I’ve held back from commenting on the Casey Anthony trial, fearing that the jury would get vilified if it didn’t render the “correct” verdict. Finding Anthony not guilty on the major charges did, indeed, bring a hailstorm of criticism. One of the most egregious stories in this theme was a USA Today poll that showed two-thirds of Americans think Anthony “definitely or probably murdered her daughter.”
After a few minutes of digging, I lost interest in finding the breakdown in those numbers, since thinking a criminal defendant is “probably” guilty means what exactly? In the courtroom, it means voting with the jury in this case, which found her not guilty but (as some jurors have said) still has members who think she “probably” committed the crime.

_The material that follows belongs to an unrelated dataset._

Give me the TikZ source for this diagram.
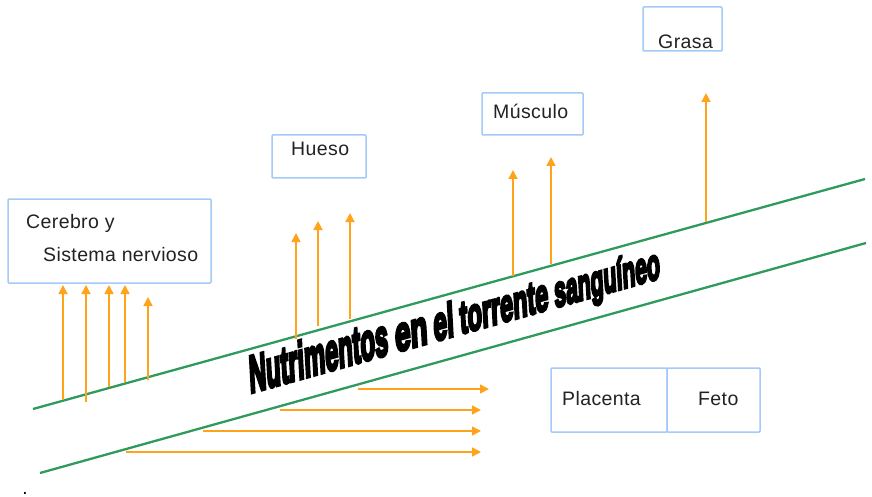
\documentclass[tikz,border=0pt]{standalone}
\usepackage{fontspec}
\setmainfont{Liberation Sans}[LetterSpace=2]
\newfontfamily\heavyfont{Liberation Sans}[BoldFeatures={FakeBold=7}]
\usetikzlibrary{arrows.meta}
\definecolor{boxblue}{HTML}{A4CAF6}
\definecolor{vein}{HTML}{2E9A5C}
\definecolor{flow}{HTML}{FFA31A}
\definecolor{ink}{HTML}{222222}
\tikzset{
  organ/.style={draw=boxblue, line width=1.5pt, rectangle, inner sep=0pt, rounded corners=1pt},
  lbl/.style={font=\fontsize{19.5}{22}\selectfont, text=ink, inner sep=0pt, anchor=base west},
  vessel/.style={draw=vein, line width=2.3pt},
  feed/.style={draw=flow, line width=1.6pt, -{Triangle[width=9pt,length=9pt]}},
  word/.style={anchor=base west, inner sep=0pt, text=black, rotate=15.64, xslant=0.22},
}
\begin{document}
\begin{tikzpicture}[x=1pt,y=-1pt]
\useasboundingbox (0,0) rectangle (872,497);

% boxes
\node[organ, minimum width=203pt, minimum height=84pt] (cerebro) at (109.5,241) {};
\node[lbl] (cerebroA) at (26,228) {Cerebro y};
\node[lbl] (cerebroB) at (43,261) {Sistema nervioso};

\node[organ, minimum width=94pt, minimum height=43pt] (hueso) at (319,156.5) {};
\node[lbl] (huesoT) at (291,156) {Hueso};

\node[organ, minimum width=101pt, minimum height=42pt] (musculo) at (532.5,114) {};
\node[lbl] (musculoT) at (493,119) {Músculo};

\node[organ, minimum width=79pt, minimum height=44pt] (grasa) at (682.5,29) {};
\node[lbl] (grasaT) at (658,49) {Grasa};

\node[organ, minimum width=116pt, minimum height=64pt] (placenta) at (609,400) {};
\node[organ, minimum width=93pt, minimum height=64pt] (feto) at (713.5,400) {};
\node[lbl] (placentaT) at (562,405) {Placenta};
\node[lbl] (fetoT) at (698,405) {Feto};

% vessel walls
\coordinate (upA) at (33,409);
\coordinate (upB) at (865,179);
\coordinate (loA) at (40,473);
\coordinate (loB) at (866,243);
\draw[vessel] (upA) -- (upB);
\draw[vessel] (loA) -- (loB);

% vertical arrows
\foreach \n/\x/\ya/\yb in {1/63/400/285, 2/86/402/285, 3/109/387/285, 4/125/382/285, 5/148/380/297,
  6/296/339/233, 7/318/326/221, 8/350/319/213,
  9/513/276/170, 10/551/264/157, 11/706/222/93}{
  \coordinate (vs\n) at (\x,\ya);
  \coordinate (ve\n) at (\x,\yb);
  \draw[feed] (vs\n) -- (ve\n);
}
% horizontal arrows
\foreach \n/\y/\xa/\xb in {1/389/358/489, 2/410/280/481, 3/431/203/481, 4/452/126/481}{
  \coordinate (hs\n) at (\xa,\y);
  \coordinate (he\n) at (\xb,\y);
  \draw[feed] (hs\n) -- (he\n);
}

% title in the vessel
\node[word, xscale=0.48] (w1) at (250,393) {\heavyfont\bfseries\fontsize{51}{51}\selectfont Nutrimentos};
\node[word, xscale=0.60] (w2) at ([shift={(15.64:7pt)}]w1.base east) {\heavyfont\bfseries\fontsize{48}{48}\selectfont en};
\node[word, xscale=0.54] (w3) at ([shift={(15.64:6pt)}]w2.base east) {\heavyfont\bfseries\fontsize{47}{47}\selectfont el};
\node[word, xscale=0.54] (w4) at ([shift={(15.64:6pt)}]w3.base east) {\heavyfont\bfseries\fontsize{45}{45}\selectfont torrente};
\node[word, xscale=0.51] (w5) at ([shift={(15.64:6pt)}]w4.base east) {\heavyfont\bfseries\fontsize{43}{43}\selectfont sanguíneo};

\node[inner sep=0pt, anchor=base, font=\fontsize{19}{22}\selectfont] (dot) at (25,494.5) {.};
\end{tikzpicture}
\end{document}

It was nice to see some thought given to how this would affect the jurors. Again, the focus of this blog is on the juror experience of service, and at least some reportage acknowledged that jurors might suffer stress as a result of this exceptional trial. It bears repeating that few jurors experience what these citizens went through; in fact, their names have been withheld indefinitely out of fear they’ll be harassed. As one St. Petersburg Times story recounts, there’s little sympathy for the juror-citizens who gave up a chunk of their lives for this trial:
After the not-guilty verdict on July 5, Russ Huekler, an alternate juror in the Casey Anthony murder trial, was hit with hundreds of insulting letters, e-mails, Facebook posts and phone calls from strangers calling him “ignorant” and “scum.”
Then the death threat arrived.
All that anger aimed at him, even though Huekler did not actually participate in deliberations. But he had voiced support on TV for the jurors who did — many of whom are coping with experiences similar to Huekler’s in the trial’s aftermath.
Maybe this just extends the civic impact of jury service: This way, citizens get to learn what it’s like not only to make tough decisions but also to be reviled by the public. Ah, democracy.